Our three-year-old is a different story. We make most of her meals, take her grocery shopping, slice toy wooden vegetables together with dull, plastic knives. She knows the word organic and can name our farmer, whom she sees weekly at the farmers market (Jorge). But even her feeding isn’t always within our jurisdiction. Last fall she started daycare and, while the school does stress healthy eating, banishing fruit drinks and juices and insisting on water, and having a no-cookies policy, they still equate children’s birthday parties with pizza and cupcakes. With two classrooms of toddlers there are sometimes even four birthdays a month.
Now, I don’t object to pizza and cupcakes once in a while (as long as they’re quality goods). Tasty, filling, treats. But what my wife and I do object to is the equation of pizza and cupcakes with celebration and also the frequency with which this now occurs. These days, our daughter rejects her homemade lunch for fast food about once a week. And birthday is now synonymous with “pizza and cupcakes” as though they are the only way to celebrate.

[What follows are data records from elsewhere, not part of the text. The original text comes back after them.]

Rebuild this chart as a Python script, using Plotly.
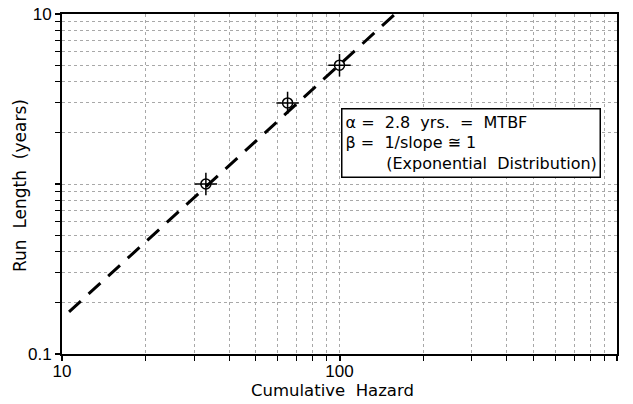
import plotly.graph_objects as go

# Data
hazard = [33, 65, 100]
run_length = [1.0, 3.0, 5.0]
fit_x = [10.6, 158]
fit_y = [0.177, 9.95]

x_ticks = [10, 100, 1000]
x_ticktext = ["10", "100", "1000"]
y_ticks = [0.1, 1, 10]
y_ticktext = ["0.1", "", "10"]

x_minor = [m * d for d in (10, 100) for m in range(2, 10)]
y_minor = [m * d for d in (0.1, 1) for m in range(2, 10)]

NB = "\u00a0"
box_lines = [
    f"α{NB}={NB}{NB}2.8{NB}{NB}yrs.{NB}{NB}={NB}{NB}MTBF",
    f"β{NB}={NB}{NB}1/slope{NB}≅{NB}1",
    NB * 8 + f"(Exponential{NB}{NB}Distribution)",
]
x_title = f"Cumulative{NB}{NB}Hazard"
y_title = f"Run{NB}{NB}Length{NB}{NB}(years)"

fig = go.Figure()
fig.add_trace(go.Scatter(
    x=fit_x, y=fit_y, mode="lines",
    line=dict(color="black", width=3, dash="16px,10.5px"),
    showlegend=False, hoverinfo="skip"))
fig.add_trace(go.Scatter(
    x=hazard, y=run_length, mode="markers",
    marker=dict(symbol="cross-thin-open", size=16, color="black",
                line=dict(color="black", width=1.5)),
    showlegend=False))
fig.add_trace(go.Scatter(
    x=hazard, y=run_length, mode="markers",
    marker=dict(symbol="circle-open", size=10, color="black",
                line=dict(color="black", width=1.5)),
    showlegend=False))

grid_col = "#a8a8a8"
axis_common = dict(
    type="log", showline=True, linecolor="black", linewidth=2, mirror=True,
    ticks="outside", ticklen=5, tickwidth=1.5, tickcolor="black",
    showgrid=True, gridcolor=grid_col, gridwidth=1, griddash="dot",
    tickmode="array", zeroline=False, automargin=False,
    tickfont=dict(family="Liberation Sans, Arial, sans-serif", size=17, color="black"),
)
title_font = dict(family="DejaVu Sans, sans-serif", size=16.5, color="black")

fig.update_layout(
    width=633, height=404,
    margin=dict(l=62, r=16, t=14, b=50),
    paper_bgcolor="white", plot_bgcolor="white",
    xaxis=dict(
        **axis_common, range=[1, 3], tickvals=x_ticks, ticktext=x_ticktext,
        ticklabelstandoff=-4,
        minor=dict(tickmode="array", tickvals=x_minor, ticks="outside", ticklen=5,
                   tickwidth=1.2, tickcolor="black", showgrid=True,
                   gridcolor=grid_col, gridwidth=1, griddash="dot"),
    ),
    yaxis=dict(
        **axis_common, range=[-1, 1], tickvals=y_ticks, ticktext=y_ticktext,
        minor=dict(tickmode="array", tickvals=y_minor, ticks="outside", ticklen=5,
                   tickwidth=1.2, tickcolor="black", showgrid=True,
                   gridcolor=grid_col, gridwidth=1, griddash="dot"),
    ),
    annotations=[
        dict(xref="paper", yref="paper", x=0.503, y=0.724, xanchor="left", yanchor="top",
             text="<br>".join(box_lines), align="left", showarrow=False,
             font=dict(family="DejaVu Sans, sans-serif", size=16, color="black"),
             bgcolor="white", bordercolor="black", borderwidth=1.5, borderpad=3),
        dict(xref="paper", yref="paper", x=0.4865, y=-0.106, xanchor="center",
             yanchor="middle", text=x_title, showarrow=False, font=title_font),
        dict(xref="paper", yref="paper", x=-0.0757, y=0.497, xanchor="center",
             yanchor="middle", text=y_title, showarrow=False, textangle=-90,
             font=dict(family="DejaVu Sans, sans-serif", size=17, color="black")),
    ],
)

fig.write_html("out.html")
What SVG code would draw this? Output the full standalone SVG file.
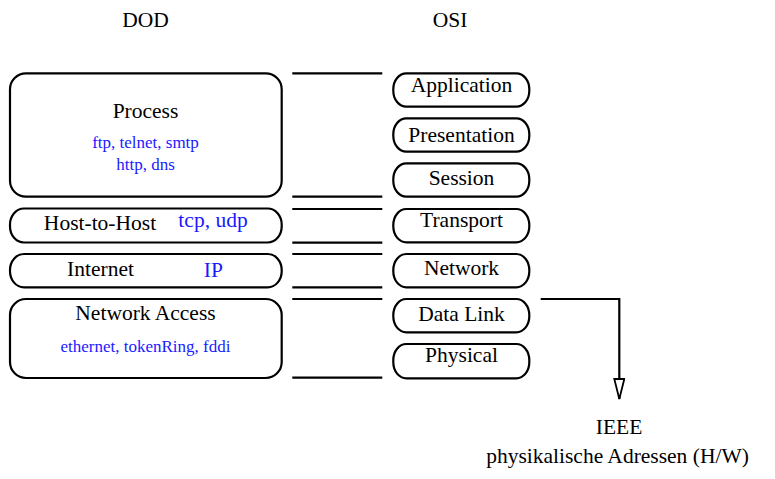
<svg xmlns="http://www.w3.org/2000/svg" width="775" height="479" viewBox="0 0 775 479" font-family="'Liberation Serif', 'Times New Roman', Times, serif">
<defs>
<style>
.box{fill:#fff;stroke:#000;stroke-width:2.2}
.ln{stroke:#000;stroke-width:2.2;fill:none}
text{font-family:'Liberation Serif', 'Times New Roman', Times, serif;fill:#000;text-anchor:middle}
.t{font-size:21.5px}
.b{fill:#1a1aff}
.s{font-size:17px}
</style>
<marker id="ah" viewBox="0 0 22 12" refX="21" refY="6" markerWidth="22" markerHeight="12" markerUnits="userSpaceOnUse" orient="auto">
<path d="M1,1 L1,11 L21,6 Z" fill="#fff" stroke="#000" stroke-width="1.8"/>
</marker>
</defs>
<rect width="775" height="479" fill="#fff"/>
<text class="t" x="145.5" y="27.3">DOD</text>
<text class="t" x="450" y="27.3">OSI</text>
<g id="process"><rect class="box" x="10" y="73.3" width="271.7" height="123.4" rx="16" ry="16"/><text class="t" x="145.5" y="118.3">Process</text><text class="s b" x="145.5" y="148.3">ftp, telnet, smtp</text><text class="s b" x="145.5" y="170">http, dns</text></g>
<g id="host"><rect class="box" x="10" y="208.5" width="271.7" height="34" rx="14" ry="16"/><text class="t" x="100" y="230">Host-to-Host</text><text class="t b" x="213" y="226.7">tcp, udp</text></g>
<g id="internet"><rect class="box" x="10" y="254" width="271.7" height="33.3" rx="14" ry="16"/><text class="t" x="100.5" y="275.7">Internet</text><text class="t b" x="213.3" y="276.7">IP</text></g>
<g id="netaccess"><rect class="box" x="10" y="299" width="271.7" height="79" rx="16" ry="16"/><text class="t" x="145.5" y="320">Network Access</text><text class="s b" x="145.5" y="351.7">ethernet, tokenRing, fddi</text></g>
<g id="application"><rect class="box" x="393.3" y="73.3" width="136" height="33.4" rx="13" ry="16"/><text class="t" x="461.5" y="91.7">Application</text></g>
<g id="presentation"><rect class="box" x="393.3" y="118.3" width="136" height="33.4" rx="13" ry="16"/><text class="t" x="461.5" y="141.7">Presentation</text></g>
<g id="session"><rect class="box" x="393.3" y="163.3" width="136" height="33.4" rx="13" ry="16"/><text class="t" x="461.5" y="185">Session</text></g>
<g id="transport"><rect class="box" x="393.3" y="209" width="136" height="33.3" rx="13" ry="16"/><text class="t" x="461.5" y="226.7">Transport</text></g>
<g id="network"><rect class="box" x="393.3" y="254" width="136" height="33.3" rx="13" ry="16"/><text class="t" x="461.5" y="275">Network</text></g>
<g id="datalink"><rect class="box" x="393.3" y="299" width="136" height="33.3" rx="13" ry="16"/><text class="t" x="461.5" y="321">Data Link</text></g>
<g id="physical"><rect class="box" x="393.3" y="344" width="136" height="34.3" rx="13" ry="16"/><text class="t" x="461.5" y="361.7">Physical</text></g>
<g id="ieee"><text class="t" x="619" y="434.3">IEEE</text><text class="t" x="617.5" y="463.3">physikalische Adressen (H/W)</text></g>
<g id="connectors">
<line class="ln" x1="292.3" y1="73.3" x2="382.3" y2="73.3"/>
<line class="ln" x1="292.3" y1="196.7" x2="382.3" y2="196.7"/>
<line class="ln" x1="292.3" y1="209" x2="382.3" y2="209"/>
<line class="ln" x1="292.3" y1="242.7" x2="382.3" y2="242.7"/>
<line class="ln" x1="292.3" y1="254" x2="382.3" y2="254"/>
<line class="ln" x1="292.3" y1="287.3" x2="382.3" y2="287.3"/>
<line class="ln" x1="292.3" y1="299" x2="382.3" y2="299"/>
<line class="ln" x1="292.3" y1="377.7" x2="382.3" y2="377.7"/>
<path class="ln" d="M540.7,299 H619.3 V399" marker-end="url(#ah)"/>
</g>
</svg>
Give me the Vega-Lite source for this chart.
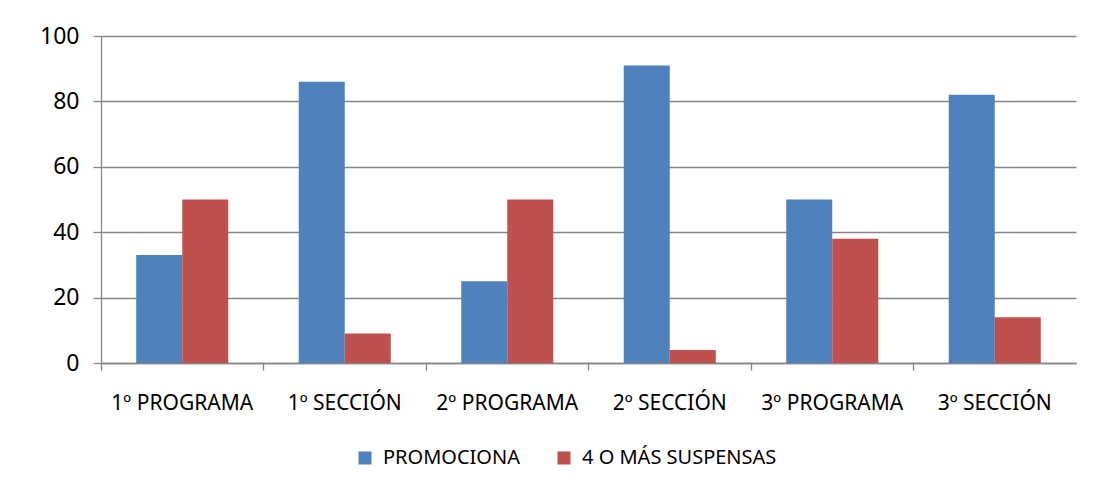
{
  "$schema": "https://vega.github.io/schema/vega-lite/v6.json",
  "autosize": {"type": "none"},
  "padding": {"left": 101, "top": 36, "right": 21, "bottom": 139},
  "width": 975,
  "height": 327,
  "background": "white",
  "config": {
    "font": "Noto Sans",
    "view": {"stroke": null},
    "axis": {"labelFont": "Noto Sans", "labelColor": "#000000", "labelFontSize": 21, "domainColor": "#868686", "tickColor": "#868686", "gridColor": "#868686", "domainWidth": 1.3, "tickWidth": 1.3, "gridWidth": 1.3},
    "legend": {"labelFont": "Noto Sans", "labelFontSize": 20, "labelColor": "#000000", "labelLimit": 0}
  },
  "data": {"values": [
    {"cat": "1º PROGRAMA", "serie": "PROMOCIONA", "v": 33},
    {"cat": "1º PROGRAMA", "serie": "4 O MÁS SUSPENSAS", "v": 50},
    {"cat": "1º SECCIÓN", "serie": "PROMOCIONA", "v": 86},
    {"cat": "1º SECCIÓN", "serie": "4 O MÁS SUSPENSAS", "v": 9},
    {"cat": "2º PROGRAMA", "serie": "PROMOCIONA", "v": 25},
    {"cat": "2º PROGRAMA", "serie": "4 O MÁS SUSPENSAS", "v": 50},
    {"cat": "2º SECCIÓN", "serie": "PROMOCIONA", "v": 91},
    {"cat": "2º SECCIÓN", "serie": "4 O MÁS SUSPENSAS", "v": 4},
    {"cat": "3º PROGRAMA", "serie": "PROMOCIONA", "v": 50},
    {"cat": "3º PROGRAMA", "serie": "4 O MÁS SUSPENSAS", "v": 38},
    {"cat": "3º SECCIÓN", "serie": "PROMOCIONA", "v": 82},
    {"cat": "3º SECCIÓN", "serie": "4 O MÁS SUSPENSAS", "v": 14}
  ]},
  "mark": {"type": "bar"},
  "encoding": {
    "x": {
      "field": "cat", "type": "nominal", "sort": null,
      "scale": {"paddingInner": 0, "paddingOuter": 0},
      "axis": {"title": null, "labelAngle": 0, "bandPosition": 0, "tickSize": 7, "labelPadding": 22, "labelAlign": "center", "grid": false}
    },
    "xOffset": {
      "field": "serie", "type": "nominal", "sort": ["PROMOCIONA", "4 O MÁS SUSPENSAS"],
      "scale": {"paddingInner": 0, "paddingOuter": 0.766}
    },
    "y": {
      "field": "v", "type": "quantitative",
      "scale": {"domain": [0, 100], "nice": false},
      "axis": {"title": null, "values": [0, 20, 40, 60, 80, 100], "tickSize": 8, "labelPadding": 14, "labelFontSize": 23, "grid": true}
    },
    "color": {
      "field": "serie", "type": "nominal", "sort": ["PROMOCIONA", "4 O MÁS SUSPENSAS"],
      "scale": {"domain": ["PROMOCIONA", "4 O MÁS SUSPENSAS"], "range": ["#4F81BD", "#C0504D"]},
      "legend": {"title": null, "orient": "none", "direction": "horizontal", "legendX": 254, "legendY": 412, "symbolType": "square", "symbolSize": 170, "symbolStrokeWidth": 0, "columnPadding": 34, "labelOffset": 8}
    }
  }
}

I believe that there are other ways to celebrate special occasions at school and would be happier if celebrations were imaginative rather than the mindless distribution of fatty, salty, sugary treats. How about a special outing? A visit from a magician or other performer (music is always a hit)? If you do insist on distributing goods, how about a small toy, a ball even.
Time after time we’re told, but little Jimmy wants pizza and cupcakes, so it has to be. This begs the question: why would Jimmy want it this way if you hadn’t established that this is the way it is?
Parents have a tiny window in which to imprint messages about healthy food and celebrations. When childhood obesity is at such a sorry state, why would we choose to message it this way?